Fish Facts: Are Mako Sharks Dangerous?

The short answer is yes, but that requires considerable explanation.
The mouth of a mako shark presents a nightmare vision, one that occurs in the deep blue seas around the world. Sam Cahir

“Are mako sharks dangerous?” A better question might be: “Are mako sharks capable of harming humans?” To that, the answer would be an unequivocal “yes.” One look at a mako’s mouth would confirm that.

Follow-up: Do makos often harm humans? Definitely not. Mako attacks on swimmers are almost unheard of, and not surprisingly: Isurus oxyrinchus is a predator of blue water, the open ocean. It rarely frequents shallow beaches. Divers, particularly spear-fishers, on the other hand, can be at somewhat greater risk.

Still, the authoritative Florida Museum’s International Shark Attack File lists only 10 unprovoked attacks on humans by makos worldwide through 2022. Of these only three proved fatal. By comparison, the chances of getting killed by a lightning strike are far, far greater: NatGeo says about 2,000 people are killed annually worldwide by lightning.

Mako Sharks Can Jump Into Boats

two mako sharks
The pure strength of a mako shark is apparent if you’ve ever seen one up-close. Mako sharks have the jaw-dropping ability to jump 20 feet feet into the air, sometimes happening after being hooked. Courtesy NOAA Fisheries Service

For anglers, the bigger danger has to do with the mako’s astounding ability and inclination to leap high out of the water, and do so repeatedly. Given the fish’s innate speed at burst (at least 50 mph), it can cover amazing distances between jumps, making it often impossible to predict where and when it will next explode from the water. When an animal weighing 500 pounds or more leaps 20 feet or higher, no boat wants to be under it.

But of course, that has happened, particularly after a mako has been hooked. A number of such incidents were recorded in 2022, most recently in November when a mako leapt right onto the closed bow of a New Zealand fishing charter. No one was injured, though had the fish instead landed amidst people in the cockpit, the story could well have been different. Video shows the shark eventually thrashing its way back over the side and freedom. On July 6, a 10-footer did in fact jump into the cockpit of a boat off Long Island, New York. Fortunately the two anglers were nimble enough to avoid serious injury. In August, off Monhegan, Maine, a cell-phone video clearly shows a hooked mako leap well astern of a charter boat. It comes down, goes under and seemingly seconds later leaps high, immediately off the boat’s transom — and comes down to crash right into the cockpit. Remarkably, again, all aboard scrambled out of the way quickly. When the fish settled sufficiently, the captain managed to tag it and release it through the transom door.

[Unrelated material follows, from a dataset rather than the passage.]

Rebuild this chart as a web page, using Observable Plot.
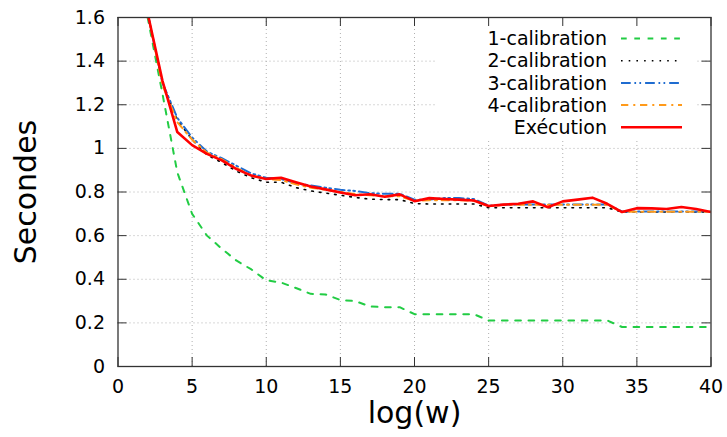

In a well-publicized incident off Long Island, New York, in July, 2017, a sky-high mako landed on the bow of a boat to become wedged in between deck and bow rail, the phone video showing its viciously snapping head swinging back and forth over the side, jaws bloody from biting the railing repeatedly.

Mako Sharks Can Bite Boats

Then there’s the danger makos pose to boats. Yes, they have been known to attack boats, though rarely and — unless the boat’s a kayak — to relatively inconsequential if spectacular effect. One rather small mako left an impression not so much on the boat it went after as on the group of scientists aboard. They had just tagged and released the mako, when rather than swimming off, it turned around and came straight back to bite the boat, not just once but over and over. This fish was pissed: While sharks don’t have facial expressions, the underwater video clearly shows one really angry mako.

More often, makos go after lower units and props, sometimes getting so fixated on the metal that they’ll ignore fresh chunks of meat. Why would a mako repeatedly chomp down on something so unsatisfying as a hard metal prop, as this big shark off Australia? The answer lies in something called the Ampullae of Lorenzini. While that may sound like a medieval mystery, it’s the name for pores dotting the tip of the snout of many shark species, such as makos and whites, that are filled with a jelly-like substance. These can sense the most minute electrical impulses from muscle contractions of potential prey. They can also sense the electrical pulses produced by at least some boat motors.

Such encounters of the lower-unit kind with drifting boats are not uncommon. Typically, the shark eventually gives up, presumably with a slightly sore mouth. In some cases, mako teeth have punched into metal casings. That’s perhaps not so surprising considering the mako has an exceptionally powerful bite — recorded to approximately 3,000 PSI of force. No wonder makos can and do bite off entire tails of swordfish to disable them.